Exercise brief: All of the material below is to be restated word for word, apart from the pictures.
○ ○ ○
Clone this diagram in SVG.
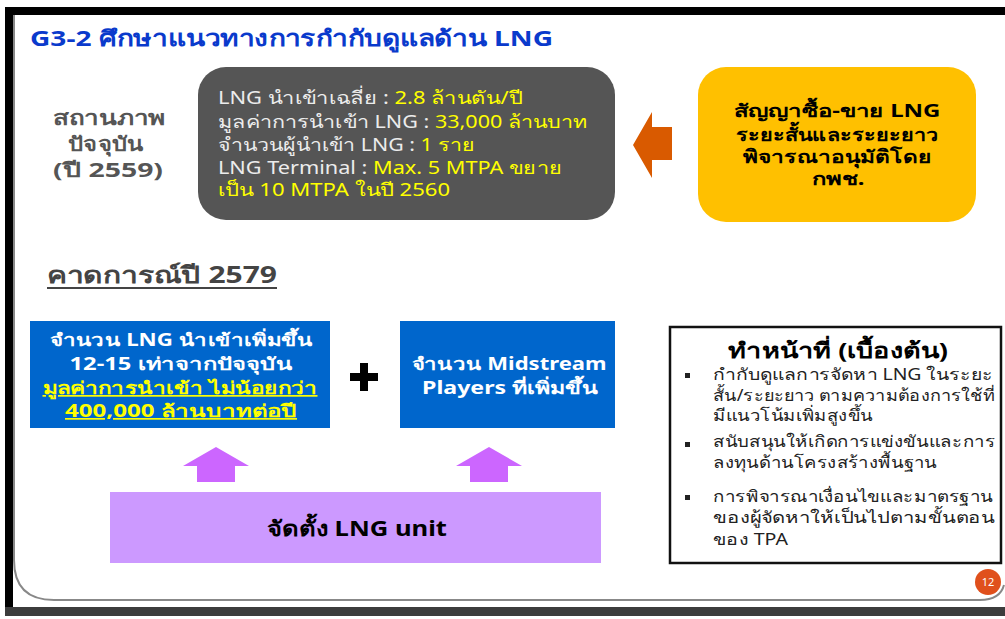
<svg xmlns="http://www.w3.org/2000/svg" width="1005" height="619" viewBox="0 0 1005 619">
<style>
text{font-family:"Noto Sans","DejaVu Sans",sans-serif}
.b{font-weight:bold}
.wt{fill:#ececec}
.yl{fill:#ffff00}
.bul{fill:#222;font-size:16px}
.mid{text-anchor:middle}
</style>
<rect x="0" y="0" width="1005" height="619" fill="#ffffff"/>
<g id="frame">
<rect x="5" y="7" width="1000" height="8" fill="#000"/>
<rect x="5" y="7" width="8" height="605" fill="#000"/>
<rect x="5" y="607" width="1000" height="9" fill="#3c3c3c"/>
<path d="M14 15 V560 Q14 600 54 600 H980 Q1000 600 1004 585" fill="none" stroke="#888" stroke-width="2"/>
</g>
<g id="title">
<text x="30" y="46" class="b" font-size="22" fill="#0a3acc" textLength="523" lengthAdjust="spacingAndGlyphs">G3-2 ศึกษาแนวทางการกำกับดูแลด้าน LNG</text>
</g>
<g id="status-label" class="b" font-size="20" fill="#555">
<text x="109" y="125" class="b mid" textLength="112" lengthAdjust="spacingAndGlyphs">สถานภาพ</text>
<text x="106" y="151" class="b mid" textLength="76" lengthAdjust="spacingAndGlyphs">ปัจจุบัน</text>
<text x="108" y="177" class="b mid" textLength="110" lengthAdjust="spacingAndGlyphs">(ปี 2559)</text>
</g>
<g id="status-box" font-size="18">
<rect x="198" y="67" width="417" height="153" rx="28" fill="#555555"/>
<text x="218" y="104" textLength="304" lengthAdjust="spacingAndGlyphs"><tspan class="wt">LNG นำเข้าเฉลี่ย : </tspan><tspan class="yl">2.8 ล้านตัน/ปี</tspan></text>
<text x="218" y="128" textLength="369" lengthAdjust="spacingAndGlyphs"><tspan class="wt">มูลค่าการนำเข้า LNG : </tspan><tspan class="yl">33,000 ล้านบาท</tspan></text>
<text x="218" y="151" textLength="257" lengthAdjust="spacingAndGlyphs"><tspan class="wt">จำนวนผู้นำเข้า LNG : </tspan><tspan class="yl">1 ราย</tspan></text>
<text x="218" y="174" textLength="344" lengthAdjust="spacingAndGlyphs"><tspan class="wt">LNG Terminal : </tspan><tspan class="yl">Max. 5 MTPA ขยาย</tspan></text>
<text x="218" y="196" class="yl" textLength="232" lengthAdjust="spacingAndGlyphs">เป็น 10 MTPA ในปี 2560</text>
</g>
<g id="connectors">
<path d="M633 145 L652 112 V127 H672 V160 H652 V178 Z" fill="#d95a00"/>
<path d="M183 466 L216 447 L249 466 H235 V482 H197 V466 Z" fill="#cc66ff"/>
<path d="M456 466 L489 447 L522 466 H508 V482 H470 V466 Z" fill="#cc66ff"/>
<path d="M360 363 h8 v10 h10 v8 h-10 v10 h-8 v-10 h-10 v-8 h10 Z" fill="#000"/>
</g>
<g id="contract-box" font-size="18" fill="#000">
<rect x="698" y="67" width="278" height="155" rx="28" fill="#ffc000"/>
<text x="837" y="117" class="b mid" textLength="207" lengthAdjust="spacingAndGlyphs">สัญญาซื้อ-ขาย LNG</text>
<text x="837" y="141" class="b mid" textLength="203" lengthAdjust="spacingAndGlyphs">ระยะสั้นและระยะยาว</text>
<text x="837" y="163" class="b mid" textLength="189" lengthAdjust="spacingAndGlyphs">พิจารณาอนุมัติโดย</text>
<text x="838" y="185" class="b mid" textLength="53" lengthAdjust="spacingAndGlyphs">กพช.</text>
</g>
<g id="forecast-label">
<text x="47" y="283" class="b" font-size="23" fill="#444" textLength="230" lengthAdjust="spacingAndGlyphs">คาดการณ์ปี 2579</text>
<rect x="47" y="287" width="230" height="2" fill="#444"/>
</g>
<g id="forecast-box-1" font-size="17">
<rect x="30" y="321" width="300" height="107" fill="#0066cc"/>
<text x="181" y="346" class="b mid" fill="#fff" textLength="263" lengthAdjust="spacingAndGlyphs">จำนวน LNG นำเข้าเพิ่มขึ้น</text>
<text x="181" y="370" class="b mid" fill="#fff" textLength="223" lengthAdjust="spacingAndGlyphs">12-15 เท่าจากปัจจุบัน</text>
<text x="180" y="394" class="b mid" fill="#ffff00" text-decoration="underline" textLength="275" lengthAdjust="spacingAndGlyphs">มูลค่าการนำเข้า ไม่น้อยกว่า</text>
<text x="181" y="417" class="b mid" fill="#ffff00" text-decoration="underline" textLength="232" lengthAdjust="spacingAndGlyphs">400,000 ล้านบาทต่อปี</text>
</g>
<g id="forecast-box-2" font-size="17" fill="#fff">
<rect x="400" y="321" width="215" height="107" fill="#0066cc"/>
<text x="509" y="370" class="b mid" textLength="195" lengthAdjust="spacingAndGlyphs">จำนวน Midstream</text>
<text x="510" y="394" class="b mid" textLength="176" lengthAdjust="spacingAndGlyphs">Players ที่เพิ่มขึ้น</text>
</g>
<g id="duties-box">
<rect x="670" y="327" width="331" height="236" fill="#fff" stroke="#111" stroke-width="2.5"/>
<text x="838" y="358" class="b mid" font-size="21" fill="#000" textLength="220" lengthAdjust="spacingAndGlyphs">ทำหน้าที่ (เบื้องต้น)</text>
<rect x="685" y="373" width="5" height="5" fill="#222"/>
<rect x="685" y="442" width="5" height="5" fill="#222"/>
<rect x="685" y="495" width="5" height="5" fill="#222"/>
<text x="713" y="380" class="bul" textLength="280" lengthAdjust="spacingAndGlyphs">กำกับดูแลการจัดหา LNG  ในระยะ</text>
<text x="713" y="401" class="bul" textLength="282" lengthAdjust="spacingAndGlyphs">สั้น/ระยะยาว ตามความต้องการใช้ที่</text>
<text x="713" y="421" class="bul" textLength="160" lengthAdjust="spacingAndGlyphs">มีแนวโน้มเพิ่มสูงขึ้น</text>
<text x="713" y="447" class="bul" textLength="282" lengthAdjust="spacingAndGlyphs">สนับสนุนให้เกิดการแข่งขันและการ</text>
<text x="713" y="468" class="bul" textLength="224" lengthAdjust="spacingAndGlyphs">ลงทุนด้านโครงสร้างพื้นฐาน</text>
<text x="713" y="502" class="bul" textLength="280" lengthAdjust="spacingAndGlyphs">การพิจารณาเงื่อนไขและมาตรฐาน</text>
<text x="713" y="523" class="bul" textLength="282" lengthAdjust="spacingAndGlyphs">ของผู้จัดหาให้เป็นไปตามขั้นตอน</text>
<text x="713" y="545" class="bul" textLength="75" lengthAdjust="spacingAndGlyphs">ของ TPA</text>
</g>
<g id="lng-unit">
<rect x="110" y="492" width="491" height="71" fill="#cc99ff"/>
<text x="357" y="536" class="b mid" font-size="21" fill="#000" textLength="180" lengthAdjust="spacingAndGlyphs">จัดตั้ง LNG unit</text>
</g>
<g id="page-number">
<circle cx="988" cy="582" r="13" fill="#e0501c"/>
<text x="988" y="586" class="mid" font-size="11" fill="#fff">12</text>
</g>
</svg>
○ ○ ○
Complete answer:
Clone this diagram in SVG.
<svg xmlns="http://www.w3.org/2000/svg" width="1005" height="619" viewBox="0 0 1005 619">
<style>
text{font-family:"Noto Sans","DejaVu Sans",sans-serif}
.b{font-weight:bold}
.wt{fill:#ececec}
.yl{fill:#ffff00}
.bul{fill:#222;font-size:16px}
.mid{text-anchor:middle}
</style>
<rect x="0" y="0" width="1005" height="619" fill="#ffffff"/>
<g id="frame">
<rect x="5" y="7" width="1000" height="8" fill="#000"/>
<rect x="5" y="7" width="8" height="605" fill="#000"/>
<rect x="5" y="607" width="1000" height="9" fill="#3c3c3c"/>
<path d="M14 15 V560 Q14 600 54 600 H980 Q1000 600 1004 585" fill="none" stroke="#888" stroke-width="2"/>
</g>
<g id="title">
<text x="30" y="46" class="b" font-size="22" fill="#0a3acc" textLength="523" lengthAdjust="spacingAndGlyphs">G3-2 ศึกษาแนวทางการกำกับดูแลด้าน LNG</text>
</g>
<g id="status-label" class="b" font-size="20" fill="#555">
<text x="109" y="125" class="b mid" textLength="112" lengthAdjust="spacingAndGlyphs">สถานภาพ</text>
<text x="106" y="151" class="b mid" textLength="76" lengthAdjust="spacingAndGlyphs">ปัจจุบัน</text>
<text x="108" y="177" class="b mid" textLength="110" lengthAdjust="spacingAndGlyphs">(ปี 2559)</text>
</g>
<g id="status-box" font-size="18">
<rect x="198" y="67" width="417" height="153" rx="28" fill="#555555"/>
<text x="218" y="104" textLength="304" lengthAdjust="spacingAndGlyphs"><tspan class="wt">LNG นำเข้าเฉลี่ย : </tspan><tspan class="yl">2.8 ล้านตัน/ปี</tspan></text>
<text x="218" y="128" textLength="369" lengthAdjust="spacingAndGlyphs"><tspan class="wt">มูลค่าการนำเข้า LNG : </tspan><tspan class="yl">33,000 ล้านบาท</tspan></text>
<text x="218" y="151" textLength="257" lengthAdjust="spacingAndGlyphs"><tspan class="wt">จำนวนผู้นำเข้า LNG : </tspan><tspan class="yl">1 ราย</tspan></text>
<text x="218" y="174" textLength="344" lengthAdjust="spacingAndGlyphs"><tspan class="wt">LNG Terminal : </tspan><tspan class="yl">Max. 5 MTPA ขยาย</tspan></text>
<text x="218" y="196" class="yl" textLength="232" lengthAdjust="spacingAndGlyphs">เป็น 10 MTPA ในปี 2560</text>
</g>
<g id="connectors">
<path d="M633 145 L652 112 V127 H672 V160 H652 V178 Z" fill="#d95a00"/>
<path d="M183 466 L216 447 L249 466 H235 V482 H197 V466 Z" fill="#cc66ff"/>
<path d="M456 466 L489 447 L522 466 H508 V482 H470 V466 Z" fill="#cc66ff"/>
<path d="M360 363 h8 v10 h10 v8 h-10 v10 h-8 v-10 h-10 v-8 h10 Z" fill="#000"/>
</g>
<g id="contract-box" font-size="18" fill="#000">
<rect x="698" y="67" width="278" height="155" rx="28" fill="#ffc000"/>
<text x="837" y="117" class="b mid" textLength="207" lengthAdjust="spacingAndGlyphs">สัญญาซื้อ-ขาย LNG</text>
<text x="837" y="141" class="b mid" textLength="203" lengthAdjust="spacingAndGlyphs">ระยะสั้นและระยะยาว</text>
<text x="837" y="163" class="b mid" textLength="189" lengthAdjust="spacingAndGlyphs">พิจารณาอนุมัติโดย</text>
<text x="838" y="185" class="b mid" textLength="53" lengthAdjust="spacingAndGlyphs">กพช.</text>
</g>
<g id="forecast-label">
<text x="47" y="283" class="b" font-size="23" fill="#444" textLength="230" lengthAdjust="spacingAndGlyphs">คาดการณ์ปี 2579</text>
<rect x="47" y="287" width="230" height="2" fill="#444"/>
</g>
<g id="forecast-box-1" font-size="17">
<rect x="30" y="321" width="300" height="107" fill="#0066cc"/>
<text x="181" y="346" class="b mid" fill="#fff" textLength="263" lengthAdjust="spacingAndGlyphs">จำนวน LNG นำเข้าเพิ่มขึ้น</text>
<text x="181" y="370" class="b mid" fill="#fff" textLength="223" lengthAdjust="spacingAndGlyphs">12-15 เท่าจากปัจจุบัน</text>
<text x="180" y="394" class="b mid" fill="#ffff00" text-decoration="underline" textLength="275" lengthAdjust="spacingAndGlyphs">มูลค่าการนำเข้า ไม่น้อยกว่า</text>
<text x="181" y="417" class="b mid" fill="#ffff00" text-decoration="underline" textLength="232" lengthAdjust="spacingAndGlyphs">400,000 ล้านบาทต่อปี</text>
</g>
<g id="forecast-box-2" font-size="17" fill="#fff">
<rect x="400" y="321" width="215" height="107" fill="#0066cc"/>
<text x="509" y="370" class="b mid" textLength="195" lengthAdjust="spacingAndGlyphs">จำนวน Midstream</text>
<text x="510" y="394" class="b mid" textLength="176" lengthAdjust="spacingAndGlyphs">Players ที่เพิ่มขึ้น</text>
</g>
<g id="duties-box">
<rect x="670" y="327" width="331" height="236" fill="#fff" stroke="#111" stroke-width="2.5"/>
<text x="838" y="358" class="b mid" font-size="21" fill="#000" textLength="220" lengthAdjust="spacingAndGlyphs">ทำหน้าที่ (เบื้องต้น)</text>
<rect x="685" y="373" width="5" height="5" fill="#222"/>
<rect x="685" y="442" width="5" height="5" fill="#222"/>
<rect x="685" y="495" width="5" height="5" fill="#222"/>
<text x="713" y="380" class="bul" textLength="280" lengthAdjust="spacingAndGlyphs">กำกับดูแลการจัดหา LNG  ในระยะ</text>
<text x="713" y="401" class="bul" textLength="282" lengthAdjust="spacingAndGlyphs">สั้น/ระยะยาว ตามความต้องการใช้ที่</text>
<text x="713" y="421" class="bul" textLength="160" lengthAdjust="spacingAndGlyphs">มีแนวโน้มเพิ่มสูงขึ้น</text>
<text x="713" y="447" class="bul" textLength="282" lengthAdjust="spacingAndGlyphs">สนับสนุนให้เกิดการแข่งขันและการ</text>
<text x="713" y="468" class="bul" textLength="224" lengthAdjust="spacingAndGlyphs">ลงทุนด้านโครงสร้างพื้นฐาน</text>
<text x="713" y="502" class="bul" textLength="280" lengthAdjust="spacingAndGlyphs">การพิจารณาเงื่อนไขและมาตรฐาน</text>
<text x="713" y="523" class="bul" textLength="282" lengthAdjust="spacingAndGlyphs">ของผู้จัดหาให้เป็นไปตามขั้นตอน</text>
<text x="713" y="545" class="bul" textLength="75" lengthAdjust="spacingAndGlyphs">ของ TPA</text>
</g>
<g id="lng-unit">
<rect x="110" y="492" width="491" height="71" fill="#cc99ff"/>
<text x="357" y="536" class="b mid" font-size="21" fill="#000" textLength="180" lengthAdjust="spacingAndGlyphs">จัดตั้ง LNG unit</text>
</g>
<g id="page-number">
<circle cx="988" cy="582" r="13" fill="#e0501c"/>
<text x="988" y="586" class="mid" font-size="11" fill="#fff">12</text>
</g>
</svg>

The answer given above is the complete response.